El proyecto propone estéticas opuestas, diferenciadas por una trama divida en dos partes. La primera, el encierro de Elsa en la prisión de hombres. Un espacio claustrofóbico, con luz escasa, que provoca una sensación latente de violencia, enigma y sufrimiento. Una atmósfera que nos remite a la última etapa de la pintura de Goya, su Epoca negra, y también al simbolismo de Querelle, película del director alemán Rainer Werner Fassbinder.

Esta parte también narra el principio de la relación de Yena y Ayméric. Un paralelismo que oxigena la estructura y permite al espectador salir de la opresión de la cárcel para ir a Corea del Sur, visualmente inspirada en Blade Runner de Ridley Scott. Para efectos prácticos, nuestro coproductor minoritario coreano se encargará de armar la unidad de producción y rodaje local. El financiamiento vendrá de la mano de la Seul Film Commission.

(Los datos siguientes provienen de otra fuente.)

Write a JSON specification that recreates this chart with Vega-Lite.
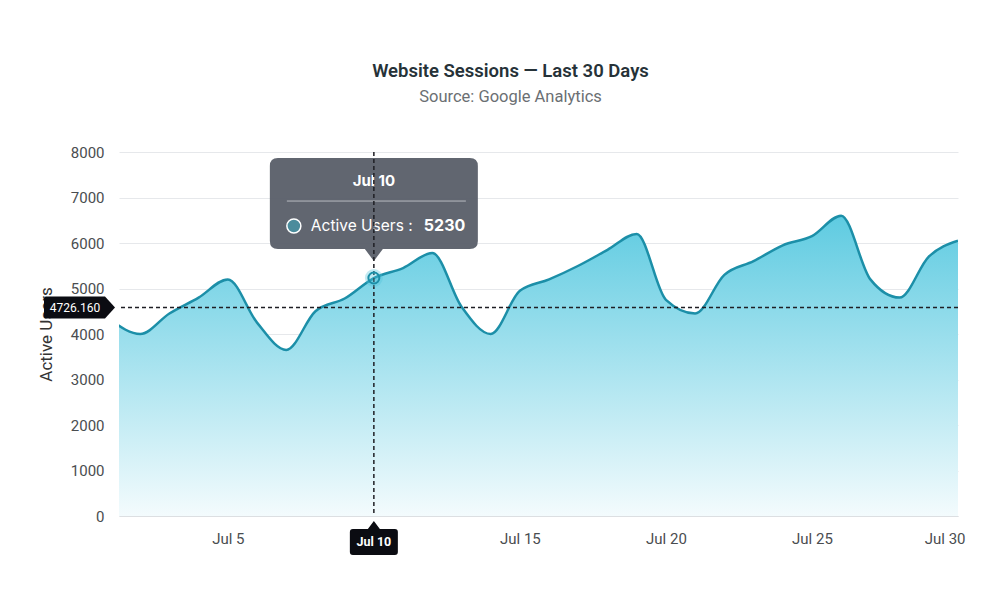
{
  "$schema": "https://vega.github.io/schema/vega-lite/v6.json",
  "description": "Website sessions over the last 30 days, area chart with hover crosshair and tooltip.",
  "width": 839,
  "height": 364,
  "autosize": {"type": "none"},
  "padding": {"left": 119, "top": 152, "right": 42, "bottom": 84},
  "background": "#ffffff",
  "title": {
    "text": "Website Sessions — Last 30 Days",
    "subtitle": "Source: Google Analytics",
    "anchor": "middle",
    "dx": -28,
    "offset": 40,
    "font": "Roboto",
    "fontSize": 18.5,
    "fontWeight": 600,
    "color": "#263238",
    "subtitleFont": "Roboto",
    "subtitleFontSize": 16.5,
    "subtitleColor": "#6b6f73",
    "subtitlePadding": 8
  },
  "datasets": {
    "sessions": [
      {"day": 1, "users": 4300},
      {"day": 2, "users": 4000},
      {"day": 3, "users": 4450},
      {"day": 4, "users": 4800},
      {"day": 5, "users": 5200},
      {"day": 6, "users": 4250},
      {"day": 7, "users": 3650},
      {"day": 8, "users": 4500},
      {"day": 9, "users": 4780},
      {"day": 10, "users": 5230},
      {"day": 11, "users": 5450},
      {"day": 12, "users": 5780},
      {"day": 13, "users": 4600},
      {"day": 14, "users": 4000},
      {"day": 15, "users": 4950},
      {"day": 16, "users": 5200},
      {"day": 17, "users": 5500},
      {"day": 18, "users": 5850},
      {"day": 19, "users": 6200},
      {"day": 20, "users": 4750},
      {"day": 21, "users": 4450},
      {"day": 22, "users": 5300},
      {"day": 23, "users": 5600},
      {"day": 24, "users": 5950},
      {"day": 25, "users": 6150},
      {"day": 26, "users": 6600},
      {"day": 27, "users": 5200},
      {"day": 28, "users": 4800},
      {"day": 29, "users": 5700},
      {"day": 30, "users": 6050}
    ],
    "hover": [
      {"day": 10, "label": "Jul 10", "users": 5230, "cursor": 4580, "cursorLabel": "4726.160"}
    ]
  },
  "layer": [
    {
      "data": {"name": "sessions"},
      "mark": {
        "type": "area",
        "interpolate": "monotone",
        "clip": true,
        "color": {
          "gradient": "linear",
          "x1": 0, "y1": 0, "x2": 0, "y2": 1,
          "stops": [
            {"offset": 0, "color": "#5ecbe1"},
            {"offset": 1, "color": "#f3fbfd"}
          ]
        }
      },
      "encoding": {
        "x": {
          "field": "day",
          "type": "quantitative",
          "scale": {"domain": [1.274, 30], "nice": false, "zero": false},
          "axis": {
            "values": [5, 15, 20, 25, 30],
            "labelExpr": "'Jul ' + datum.value",
            "title": null,
            "grid": false,
            "ticks": false,
            "domain": true,
            "domainColor": "#dcdfe2",
            "labelPadding": 15,
            "labelFlush": true,
            "labelFlushOffset": 7
          }
        },
        "y": {
          "field": "users",
          "type": "quantitative",
          "scale": {"domain": [0, 8000], "nice": false},
          "axis": {
            "values": [0, 1000, 2000, 3000, 4000, 5000, 6000, 7000, 8000],
            "format": "d",
            "title": "Active Users",
            "grid": true,
            "ticks": false,
            "domain": false,
            "labelPadding": 15,
            "titlePadding": 15
          }
        }
      }
    },
    {
      "data": {"name": "sessions"},
      "mark": {"type": "line", "interpolate": "monotone", "clip": true, "stroke": "#1c8fa8", "strokeWidth": 2.5},
      "encoding": {
        "x": {"field": "day", "type": "quantitative"},
        "y": {"field": "users", "type": "quantitative"}
      }
    },
    {
      "data": {"name": "hover"},
      "mark": {
        "type": "point",
        "shape": "M-96,-120 H96 Q104,-120 104,-112 V-37 Q104,-29 96,-29 H9 L0,-17 L-9,-29 H-96 Q-104,-29 -104,-37 V-112 Q-104,-120 -96,-120 Z",
        "size": 4,
        "filled": true,
        "fill": "#5b606a",
        "fillOpacity": 0.96,
        "strokeWidth": 0
      },
      "encoding": {
        "x": {"field": "day", "type": "quantitative"},
        "y": {"field": "users", "type": "quantitative"}
      }
    },
    {
      "data": {"name": "hover"},
      "mark": {
        "type": "point",
        "shape": "M-87,-77 H92",
        "size": 4,
        "filled": false,
        "stroke": "#b8bbc1",
        "strokeWidth": 1,
        "opacity": 1
      },
      "encoding": {
        "x": {"field": "day", "type": "quantitative"},
        "y": {"field": "users", "type": "quantitative"}
      }
    },
    {
      "data": {"name": "hover"},
      "mark": {
        "type": "point",
        "shape": "M-73,-52 A7,7 0 1 1 -87,-52 A7,7 0 1 1 -73,-52 Z",
        "size": 4,
        "filled": true,
        "fill": "#4b8c9c",
        "stroke": "#ffffff",
        "strokeWidth": 1.5,
        "opacity": 1
      },
      "encoding": {
        "x": {"field": "day", "type": "quantitative"},
        "y": {"field": "users", "type": "quantitative"}
      }
    },
    {
      "data": {"name": "hover"},
      "mark": {"type": "text", "dy": -97, "font": "Inter", "fontSize": 15, "fontWeight": "bold", "color": "#ffffff", "baseline": "middle"},
      "encoding": {
        "x": {"field": "day", "type": "quantitative"},
        "y": {"field": "users", "type": "quantitative"},
        "text": {"field": "label"}
      }
    },
    {
      "data": {"name": "hover"},
      "mark": {"type": "text", "dx": -63, "dy": -52, "align": "left", "baseline": "middle", "font": "Inter", "fontSize": 15.5, "color": "#ffffff"},
      "encoding": {
        "x": {"field": "day", "type": "quantitative"},
        "y": {"field": "users", "type": "quantitative"},
        "text": {"value": "Active Users :"}
      }
    },
    {
      "data": {"name": "hover"},
      "mark": {"type": "text", "dx": 50, "dy": -52, "align": "left", "baseline": "middle", "font": "Inter", "fontSize": 16, "fontWeight": "bold", "color": "#ffffff"},
      "encoding": {
        "x": {"field": "day", "type": "quantitative"},
        "y": {"field": "users", "type": "quantitative"},
        "text": {"field": "users", "type": "quantitative", "format": "d"}
      }
    },
    {
      "data": {"name": "hover"},
      "mark": {"type": "rule", "color": "#1f1f24", "strokeWidth": 1.5, "strokeDash": [4, 3]},
      "encoding": {
        "x": {"field": "day", "type": "quantitative"}
      }
    },
    {
      "data": {"name": "hover"},
      "mark": {"type": "rule", "color": "#1f1f24", "strokeWidth": 1.5, "strokeDash": [4, 3]},
      "encoding": {
        "y": {"field": "cursor", "type": "quantitative"}
      }
    },
    {
      "data": {"name": "hover"},
      "mark": {"type": "point", "shape": "circle", "size": 320, "filled": true, "fill": "#4fc3db", "fillOpacity": 0.35, "strokeWidth": 0},
      "encoding": {
        "x": {"field": "day", "type": "quantitative"},
        "y": {"field": "users", "type": "quantitative"}
      }
    },
    {
      "data": {"name": "hover"},
      "mark": {"type": "point", "shape": "circle", "size": 120, "filled": false, "stroke": "#1c8fa8", "strokeWidth": 2, "opacity": 1},
      "encoding": {
        "x": {"field": "day", "type": "quantitative"},
        "y": {"field": "users", "type": "quantitative"}
      }
    },
    {
      "data": {"name": "hover"},
      "mark": {
        "type": "point",
        "shape": "M-21,13 H-6 L0,5 L6,13 H21 Q24,13 24,16 V36 Q24,39 21,39 H-21 Q-24,39 -24,36 V16 Q-24,13 -21,13 Z",
        "size": 4,
        "filled": true,
        "fill": "#0b0c12",
        "strokeWidth": 0,
        "opacity": 1
      },
      "encoding": {
        "x": {"field": "day", "type": "quantitative"},
        "y": {"datum": 0, "type": "quantitative"}
      }
    },
    {
      "data": {"name": "hover"},
      "mark": {"type": "text", "dy": 26, "baseline": "middle", "font": "Roboto", "fontSize": 12.5, "fontWeight": "bold", "color": "#ffffff"},
      "encoding": {
        "x": {"field": "day", "type": "quantitative"},
        "y": {"datum": 0, "type": "quantitative"},
        "text": {"field": "label"}
      }
    },
    {
      "data": {"name": "hover"},
      "mark": {
        "type": "point",
        "shape": "M-73,-11 H-14 L-4,0 L-14,11 H-73 Q-75,11 -75,9 V-9 Q-75,-11 -73,-11 Z",
        "size": 4,
        "filled": true,
        "fill": "#0b0c12",
        "strokeWidth": 0,
        "opacity": 1
      },
      "encoding": {
        "x": {"datum": 1.274, "type": "quantitative"},
        "y": {"field": "cursor", "type": "quantitative"}
      }
    },
    {
      "data": {"name": "hover"},
      "mark": {"type": "text", "dx": -44, "baseline": "middle", "font": "Roboto", "fontSize": 12, "color": "#ffffff"},
      "encoding": {
        "x": {"datum": 1.274, "type": "quantitative"},
        "y": {"field": "cursor", "type": "quantitative"},
        "text": {"field": "cursorLabel"}
      }
    }
  ],
  "config": {
    "font": "Roboto",
    "view": {"stroke": null},
    "axis": {
      "labelFont": "Roboto",
      "labelFontSize": 15,
      "labelColor": "#4a4d50",
      "titleFont": "Roboto",
      "titleFontSize": 17,
      "titleFontWeight": "normal",
      "titleColor": "#333333",
      "gridColor": "#e6e8eb",
      "gridWidth": 1
    }
  }
}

La segunta mitad es el paso de la sombra a la luz, de la oscuridad de la prisión a los exteriores de París, con una Elsa que por fin puede continuar con su tratamiento de hormonas, transformándose física y psicológicamente, y recomponiéndose a sí misma. Es la historia de una búsqueda y a la vez, un regreso a la mujer sublime que fue en el pasado. Una reafirmación de su propia identidad, acompañada por la oportunidad de abrirse emocionalmente con el resto. Un giro en la historia al opuesto, como ocurre en Mullholand Drive de David Lynch, pero en sentido inverso.

Con una estética que emula a In the Mood for love, obra maestra de Wong Kar Way, París se transforma en la ciudad del amor ante los ojos de la protagonista. Es primavera. La luz y los colores son cálidos, el tono dorado se impone. Mientras Elsa y Ayméric lidian con sus sentimientos, enamorados, pero cuestionadores, en la película se insala una atmósfera de amor imposible que termina en un triángulo ambiguo entre Elsa, Yena y su esposo francés. Finalmente, la calidez es atravesada por la fatalidad.